Tyrone property hit with additional code violations

A building located at 1401 Pennsylvania Avenue has been subject to new fines even while old violations are being appealed by the property owner.
Tyrone Borough Code Enforcement Officer Thomas Lang brought the matter before council earlier this week. The property owned by Mr. and Mrs. William Loner have been subject to citations totaling more than $11,000 regarding code violations that have existed since at least 2002. The owners appealed that set of fines after Blair County Court of Common Pleas had imposed sentence regarding maintenance violations at the address.

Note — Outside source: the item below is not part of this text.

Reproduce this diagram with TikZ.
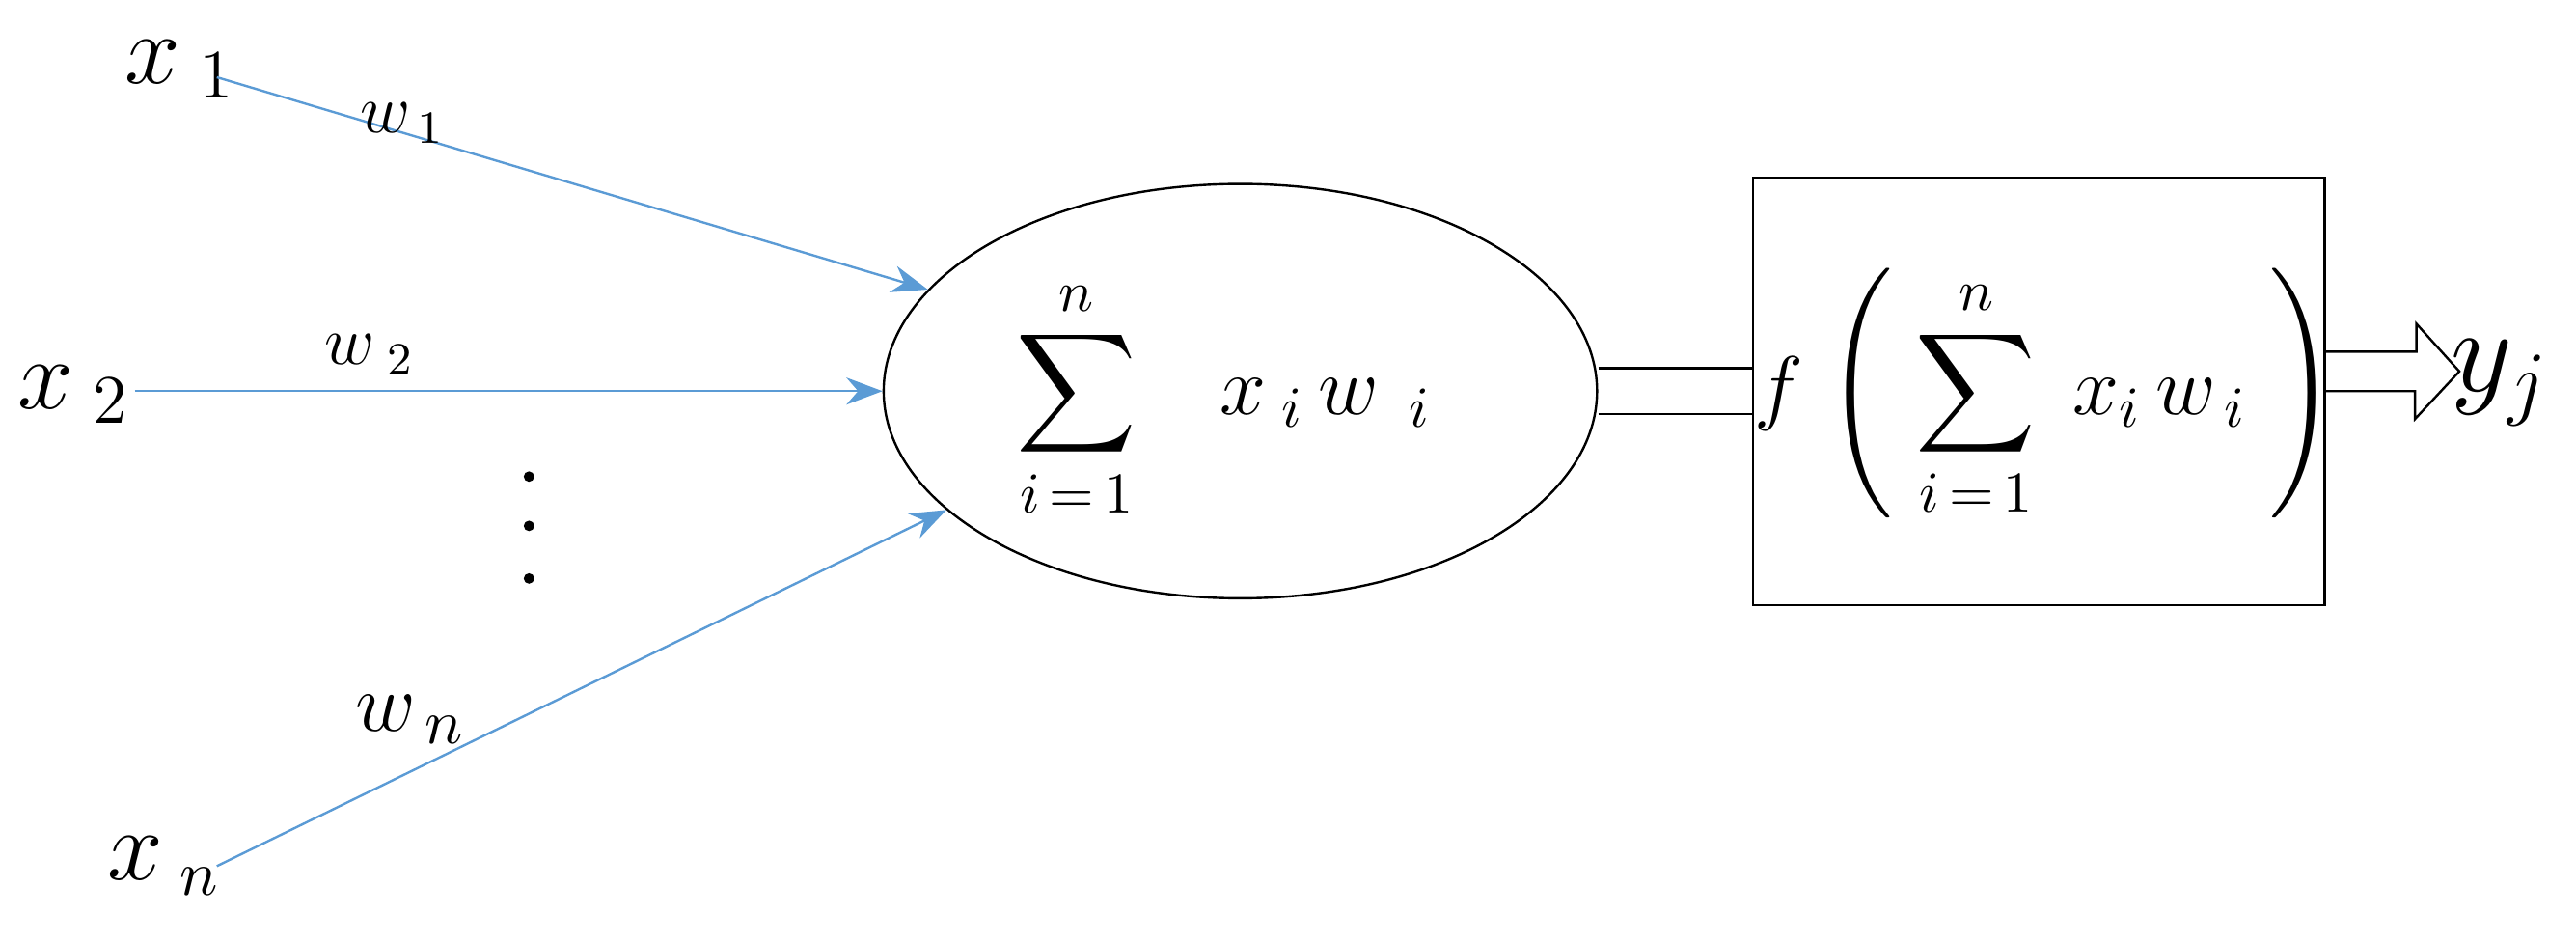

“The way the process works, the building is subject to either having repairs made or for the structure to be demolished,” said Lang. “There are boards falling, roofing missing, parts of a porch roof have fallen, parts of a flue-like structure has stones missing.”
Last fall, Lang had requested Tyrone Borough Police Chief Joseph Beachem to hang caution tape around the structure to try and prevent people from walking near it. The tape has long since been removed and pedestrians have continued to walk near the structure.
The original decision compelling the owners to make repairs or demolish the building was imposed by former Judge Daniel J. Milliron on Dec. 1 according to Lang.
However, since the structure remains in disrepair, the borough is allowed to fine the property owners every day if chooses to do so as permitted by the property maintenance code. Lang explained an additional set of violations were noted on Jan. 1, 2004 and the owners were fined another $6,000 after a hearing at the district justice’s office on Monday.
“A permit was obtained for the intention of repairs to made at the property, but nothing’s been done as of yet,” Lang told The Daily Herald. The code enforcement report presented to council indicates a contractor for the Loners, Eric Dasher did obtain a building permit on Jan. 8 for the purpose of repairing the roof at the property.
According to Lang, a date still has not been scheduled by the Superior Court of Pennsylvania to hear the appeal on the original fines.
Lang also reported problems regarding Washington Avenue to borough council. There have been numerous complaints regarding the large stones used to bed the railroad tracks along the street. The stones are being run over by vehicles along the edge of the railroad tracks and are being scattered along the road from 11th to 14th Streets. Lang noted the SEDA-COG Joint Rail Authority have recently replaced the crossing at 14th Street and also along the tracks along Washington Avenue. When the work was done, it was necessary to add additional stones in and around the new tracks.
Lang indicated the borough has contacted SEDA-COG and made them aware of the problem. The authority has agreed the problem exists and they plan to install a curb with blacktop in the area to contain the stones along the tracks and to prevent vehicles from distributing them onto Washington Avenue. The work will be done when the weather permits it.
Lang also reported to council the latest information on the new state building code. He plans to distribute an information packet to council members soon and the borough will need to decide if it wants to opt in or out of the code within the next two months at the latest. If the borough opts in, they will then have to pass an ordinance regarding the code after a public inspection and comment period ends in early April. The new code was posted by the state on the Internet and through a news letter about a month ago after several years of revisions.
In routine business, Lang reported 161 contacts were made in person and by phone in the month of January. There were 10 permits issued last month with a job cost of $111,749.80 which resulted in permit fee revenue of $755 for the borough.
The annual health inspections for eating and drinking establishments were also conducted last month as required by state law.